_Information supplied_
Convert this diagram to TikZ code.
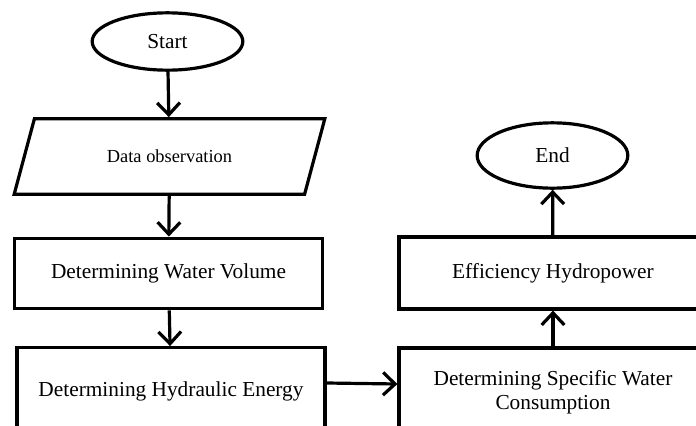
\documentclass[tikz,border=0pt]{standalone}
\usepackage{fontspec}
\setmainfont{Liberation Serif}
\usetikzlibrary{shapes.geometric,arrows.meta}

\begin{document}
\begin{tikzpicture}[
		x=0.75pt, y=-0.75pt,
		every node/.style={draw, line width=2.4pt, inner sep=2pt, align=center,
			font=\fontsize{16}{18}\selectfont},
		term/.style={ellipse, inner sep=0pt, minimum width=113pt},
		io/.style={trapezium, trapezium left angle=75, trapezium right angle=105,
			trapezium stretches body, inner ysep=23.5pt, minimum width=233pt,
			font=\fontsize{13.8}{16}\selectfont},
		box/.style={rectangle, minimum width=231pt},
		arr/.style={line width=2.4pt, -{Straight Barb[length=9pt, width=17pt]}}
	]
  \useasboundingbox (0,0) rectangle (696,425);
  \clip (0,0) rectangle (696,425);
  \node (start) [term, minimum height=43pt] at (167.5, 41.5) {Start};
  \node (data) [io] at (169.5, 156.5) {Data observation};
  \node (vol) [box, minimum height=53pt] at (168.5, 273.5) {Determining Water Volume};
  \node (hyd) [box, minimum height=65pt] at (171, 391) {Determining Hydraulic Energy};
  \node (spec) [box, minimum height=66pt] at (553, 392) {Determining Specific Water\\Consumption};
  \node (eff) [box, minimum height=54pt] at (553, 273) {Efficiency Hydropower};
  \node (end) [term, minimum height=49pt] at (552.5, 155.5) {End};
  \draw[arr] (start) -- (data);
  \draw[arr] (data) -- (vol);
  \draw[arr] (vol) -- (hyd);
  \draw[arr] ([yshift=6pt]hyd.east) -- ([yshift=6pt]spec.west);
  \draw[arr] (spec) -- (eff);
  \draw[arr] (eff) -- (end);
\end{tikzpicture}
\end{document}
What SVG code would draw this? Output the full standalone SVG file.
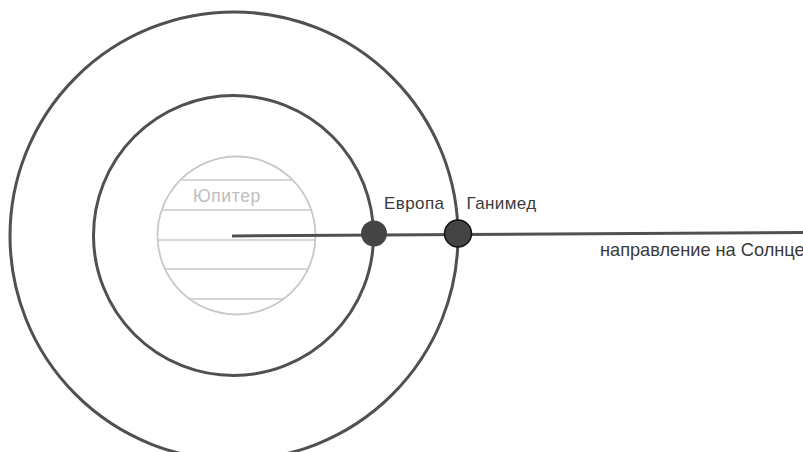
<svg xmlns="http://www.w3.org/2000/svg" width="803" height="452" viewBox="0 0 803 452">
<style>
.orbit{fill:none;stroke:#505050;stroke-width:3}
.stripe{stroke:#c8c8c8;stroke-width:1.5}
.lbl{font-family:"Liberation Sans",Arial,sans-serif;font-size:17px;letter-spacing:0.4px;fill:#3a3a3a}
.moon{fill:#444}
</style>
<rect width="803" height="452" fill="#fff"/>
<g id="orbit-ganymede"><circle class="orbit" cx="234" cy="236" r="224"/></g>
<g id="orbit-europa"><circle class="orbit" cx="233.5" cy="235.5" r="140"/></g>
<g id="jupiter">
<circle cx="236.5" cy="235.5" r="79" fill="#fff" stroke="#c8c8c8" stroke-width="1.8"/>
<line class="stripe" x1="182" y1="180" x2="292" y2="180"/>
<line class="stripe" x1="161" y1="210" x2="311" y2="210"/>
<line class="stripe" x1="158" y1="240" x2="315" y2="240"/>
<line class="stripe" x1="165" y1="269" x2="308" y2="269"/>
<line class="stripe" x1="188" y1="299" x2="284" y2="299"/>
<text x="193" y="202" font-family="Liberation Sans, Arial, sans-serif" font-size="17.5" letter-spacing="0.6" fill="#bdbdbd">Юпитер</text>
</g>
<g id="connectors">
<line x1="232" y1="236" x2="803" y2="232.5" stroke="#505050" stroke-width="3"/>
</g>
<g id="europa">
<circle class="moon" cx="374" cy="233.5" r="13"/>
<text class="lbl" x="384" y="209">Европа</text>
</g>
<g id="ganymede">
<circle class="moon" cx="458" cy="233.5" r="13.5" stroke="#111" stroke-width="1.5"/>
<text class="lbl" x="466.5" y="208.5">Ганимед</text>
</g>
<g id="sun-direction">
<text class="lbl" x="600" y="256" style="font-size:18.2px;letter-spacing:0">направление на Солнце</text>
</g>
</svg>
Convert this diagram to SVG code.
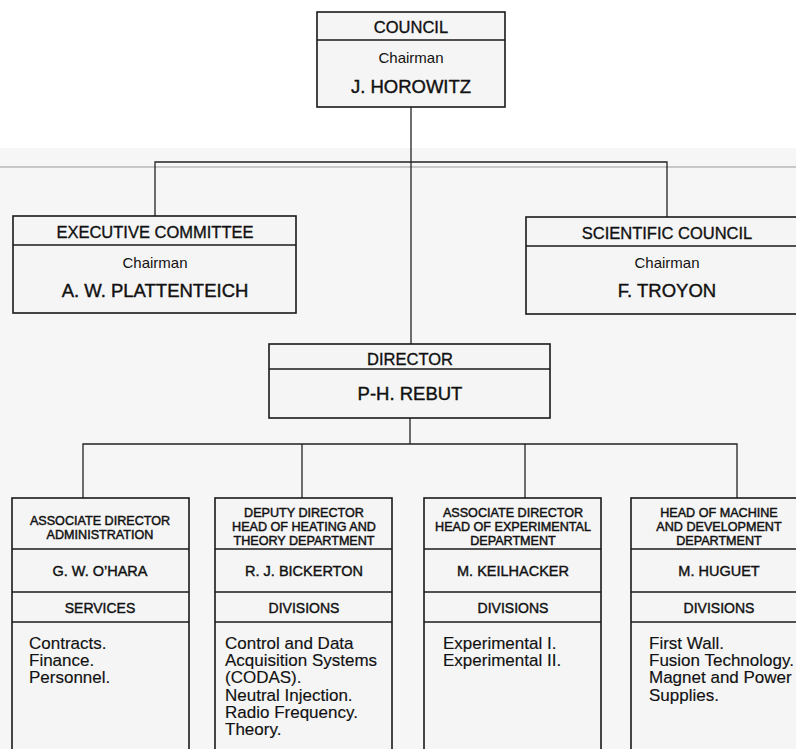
<svg xmlns="http://www.w3.org/2000/svg" width="796" height="749" viewBox="0 0 796 749">
<style>
text{font-family:"Liberation Sans",Arial,sans-serif;fill:#111;text-anchor:middle}
.box{fill:#f5f5f5;stroke:#1a1a1a;stroke-width:1.6}
.div{stroke:#1a1a1a;stroke-width:1.4}
.con{fill:none;stroke:#222;stroke-width:1.3}
.h{font-size:16.5px;stroke:#111;stroke-width:0.35}
.c{font-size:15px}
.n{font-size:18.5px;stroke:#111;stroke-width:0.4}
.bt{font-size:12.6px;stroke:#111;stroke-width:0.45}
.bn{font-size:14.5px;stroke:#111;stroke-width:0.4}
.bd{font-size:14px;stroke:#111;stroke-width:0.4}
.li{font-size:17px;text-anchor:start;stroke:#111;stroke-width:0.15}
</style>
<rect x="0" y="0" width="796" height="749" fill="#f6f6f6"/>
<rect x="0" y="0" width="796" height="148" fill="#ffffff"/>
<line x1="0" y1="167" x2="796" y2="167" stroke="#9a9a9a" stroke-width="1"/>

<g id="connectors">
<polyline class="con" points="411,107 411,344"/>
<polyline class="con" points="155,216 155,162 667,162 667,217"/>
<polyline class="con" points="410,418 410,444"/>
<polyline class="con" points="83,498 83,444 737,444 737,498"/>
<line class="con" x1="302" y1="444" x2="302" y2="498"/>
<line class="con" x1="525" y1="444" x2="525" y2="498"/>
</g>

<g id="council">
<rect class="box" x="317" y="12" width="188" height="95"/>
<line class="div" x1="317" y1="40" x2="505" y2="40"/>
<text class="h" x="411" y="33">COUNCIL</text>
<text class="c" x="411" y="63">Chairman</text>
<text class="n" x="411" y="93">J. HOROWITZ</text>
</g>

<g id="executive-committee">
<rect class="box" x="13" y="216" width="283" height="97"/>
<line class="div" x1="13" y1="245" x2="296" y2="245"/>
<text class="h" x="155" y="238">EXECUTIVE COMMITTEE</text>
<text class="c" x="155" y="268">Chairman</text>
<text class="n" x="155" y="297">A. W. PLATTENTEICH</text>
</g>

<g id="scientific-council">
<rect class="box" x="526" y="217" width="290" height="97"/>
<line class="div" x1="526" y1="246" x2="816" y2="246"/>
<text class="h" x="667" y="239">SCIENTIFIC COUNCIL</text>
<text class="c" x="667" y="268">Chairman</text>
<text class="n" x="667" y="297">F. TROYON</text>
</g>

<g id="director">
<rect class="box" x="269" y="344" width="281" height="74"/>
<line class="div" x1="269" y1="369" x2="550" y2="369"/>
<text class="h" x="410" y="365">DIRECTOR</text>
<text class="n" x="410" y="400">P-H. REBUT</text>
</g>

<g id="administration">
<rect class="box" x="12" y="498" width="177" height="270"/>
<line class="div" x1="12" y1="549" x2="189" y2="549"/>
<line class="div" x1="12" y1="592" x2="189" y2="592"/>
<line class="div" x1="12" y1="622" x2="189" y2="622"/>
<text class="bt" x="100" y="525">ASSOCIATE DIRECTOR</text>
<text class="bt" x="100" y="539">ADMINISTRATION</text>
<text class="bn" x="100" y="576">G. W. O’HARA</text>
<text class="bd" x="100" y="613">SERVICES</text>
<text class="li" x="29" y="649">Contracts.</text>
<text class="li" x="29" y="666">Finance.</text>
<text class="li" x="29" y="683">Personnel.</text>
</g>

<g id="heating-theory">
<rect class="box" x="215" y="498" width="177" height="270"/>
<line class="div" x1="215" y1="549" x2="392" y2="549"/>
<line class="div" x1="215" y1="592" x2="392" y2="592"/>
<line class="div" x1="215" y1="622" x2="392" y2="622"/>
<text class="bt" x="304" y="517">DEPUTY DIRECTOR</text>
<text class="bt" x="304" y="531">HEAD OF HEATING AND</text>
<text class="bt" x="304" y="545">THEORY DEPARTMENT</text>
<text class="bn" x="304" y="576">R. J. BICKERTON</text>
<text class="bd" x="304" y="613">DIVISIONS</text>
<text class="li" x="225" y="649">Control and Data</text>
<text class="li" x="225" y="666">Acquisition Systems</text>
<text class="li" x="225" y="683">(CODAS).</text>
<text class="li" x="225" y="701">Neutral Injection.</text>
<text class="li" x="225" y="718">Radio Frequency.</text>
<text class="li" x="225" y="735">Theory.</text>
</g>

<g id="experimental">
<rect class="box" x="424" y="498" width="177" height="270"/>
<line class="div" x1="424" y1="549" x2="601" y2="549"/>
<line class="div" x1="424" y1="592" x2="601" y2="592"/>
<line class="div" x1="424" y1="622" x2="601" y2="622"/>
<text class="bt" x="513" y="517">ASSOCIATE DIRECTOR</text>
<text class="bt" x="513" y="531">HEAD OF EXPERIMENTAL</text>
<text class="bt" x="513" y="545">DEPARTMENT</text>
<text class="bn" x="513" y="576">M. KEILHACKER</text>
<text class="bd" x="513" y="613">DIVISIONS</text>
<text class="li" x="443" y="649">Experimental I.</text>
<text class="li" x="443" y="666">Experimental II.</text>
</g>

<g id="machine-development">
<rect class="box" x="631" y="498" width="190" height="270"/>
<line class="div" x1="631" y1="549" x2="821" y2="549"/>
<line class="div" x1="631" y1="592" x2="821" y2="592"/>
<line class="div" x1="631" y1="622" x2="821" y2="622"/>
<text class="bt" x="719" y="517">HEAD OF MACHINE</text>
<text class="bt" x="719" y="531">AND DEVELOPMENT</text>
<text class="bt" x="719" y="545">DEPARTMENT</text>
<text class="bn" x="719" y="576">M. HUGUET</text>
<text class="bd" x="719" y="613">DIVISIONS</text>
<text class="li" x="649" y="649">First Wall.</text>
<text class="li" x="649" y="666">Fusion Technology.</text>
<text class="li" x="649" y="683">Magnet and Power</text>
<text class="li" x="649" y="701">Supplies.</text>
</g>
</svg>
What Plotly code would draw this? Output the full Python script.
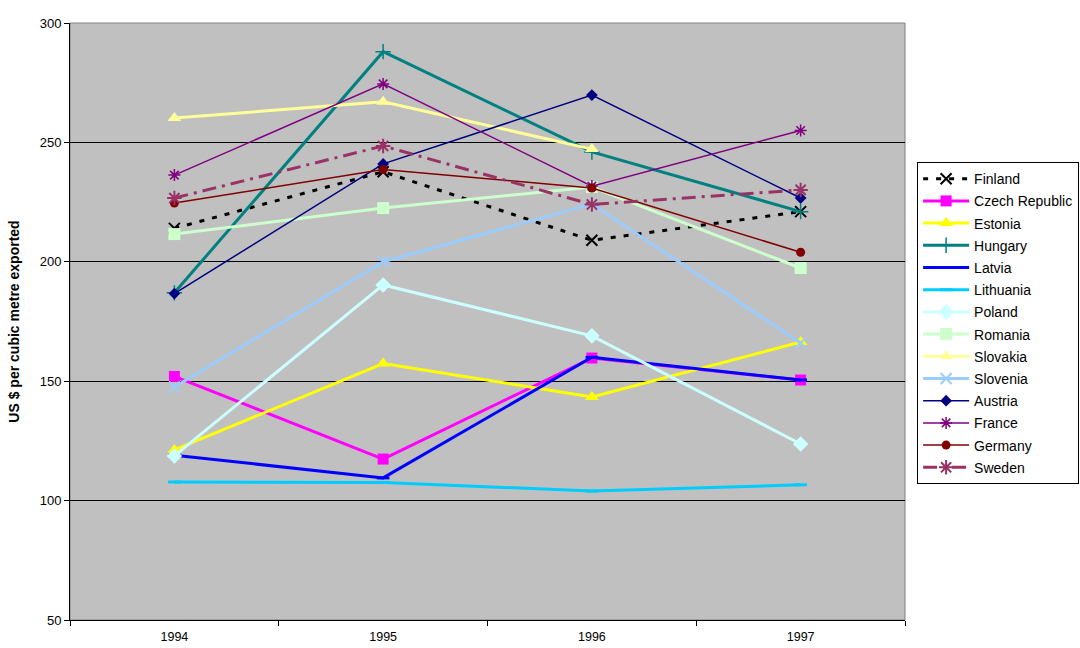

_Task description_
Copy each line of the records above that carries the word "code".

_Written reply_
Convert this diagram to TikZ code.
What SVG code would draw this? Output the full standalone SVG file.
Convert this diagram to SVG code.
What Plotly code would draw this? Output the full Python script.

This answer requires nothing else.